The woman behind the counter sighed and said, “Oh honey, it don't get much worse than Five O' Clock.”
The name is so wonderfully endearing to me. Unlike Popov, which lays claims to some sort of Russian-ness, the Five knows that it is sad, sad vodka for drinking and ignoring your harpy of a wife and the reminders as to how low your life has fallen. There's a level of unpretension there that most liver-killing barely-palatable Rasputinjuice avoids.
Also, Five O'Clock boasts in ornate cursive on its label that it is bottled in Scobeyville, NJ. When I think “bottled in Jersey,” I do not think “drinkable.” I mostly think Master Shake.
As stated in my premiere review, Vodka shouldn't really have a look. I will say that I like Five's labeling, though. It would look almost respectable if not for the world's saddest name printed on the label. It's kind of like a beautiful woman named Adolfina-- it may look like you've got some good times ahead of you, but the name should clue you in that the people making it have filled it up with poison.
You know what? Evaluating something's “nose” is a holdover of the fact that I'm a whisky lover. This does not have “nose.” If anything, it has
WHEEZING SKULL HOLE
Pretty much like rubbing alcohol and sugar. It doesn't have the turpentine burn of our old buddy Mr. Boston, but there's a real awful candy sweetness there. If you've ever read Lanark (you haven't, but run with me here), this is pretty much the candy-gasoline smell I imagine the food of The Institute to have. And that food was a metaphor for mankind's apathetic consumption of one other. So this pretty much smells like the crimes of modern society.
One small sip of this just tasted bad—sweet and burning, like a really really run-down version of Van Gogh vodka. But it was when I poured myself a shot of of it and knocked that back that I really felt awful.

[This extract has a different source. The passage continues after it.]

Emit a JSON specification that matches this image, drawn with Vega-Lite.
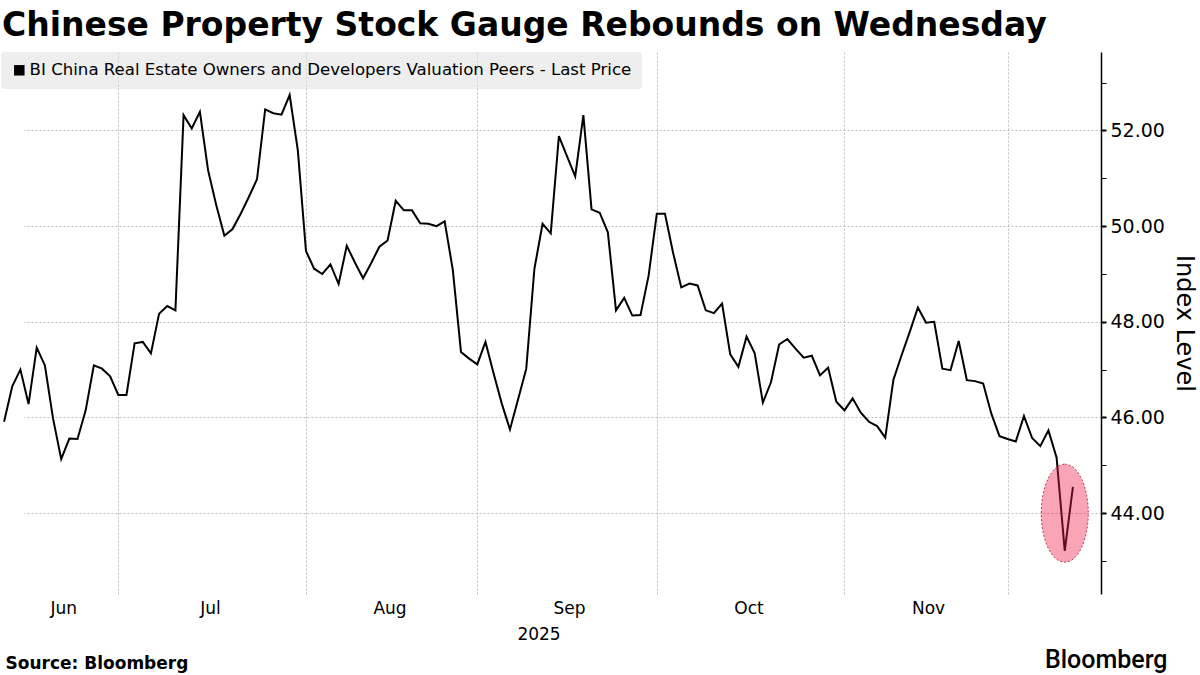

The taste pretty much just rams the back of your throat like an uncaring lover and then your mouth gets full of that awful candy sweetness. If it's always Five O' Clock somewhere, that somewhere is Tangiers and it is sinister—this is what Mugwump milk tastes like, only it actually shortens your life. There's a bit of actual grain flavor there, but it tastes somehow like artificial bread and sugar. Like eating a gas-station honey bun dipped in grain alcohol. It's like a woman you think you can tolerate because the only thing she does on dates is check her phone too often but after you go to bed with her you realize that you've glossed over her awfulness with your own desperation and are willfully ignoring the fact that she invites the cat into bed with you and keeps talking about her parents and how they mistreated her.
So I just poured myself a white trash screwdriver because that actually pops up as one of the first google results if you try and find information on this stuff, like the names and family members of those responsible. It tastes somehow thick and filmy, like something out of a beaker that also faintly glows. There's still that really unnatural bitterness there.
It's as though you try to spend time with the girl from above and your friends, to tolerate her more or see if they will confirm your suspicions. But she somehow does become tolerable, and for one blissful evening, you forget that every time she smiles it has become like an iron file on your rib bones, and as you spend more and more time with her every bit of your extremities slowly numbs until the only feeling left is a foul taste in your mouth and a swelling sickness between your lungs.
Eventually you realize that this is what you've devoted your life to getting, and that the things you're passionate about, that you want to devote your life to (single malt scotch, in this metaphor) are out of your reach, that you will be going to bed with Five O' Clock tonight, every night, that all you can taste anymore is artificiality and grain alcohol.
And that you would rather be alone, and sober, than be drinking this.
Oh honey, it don't get much worse than Five O' Clock.
My girlfriend reads this blog. Hi honey. I love you.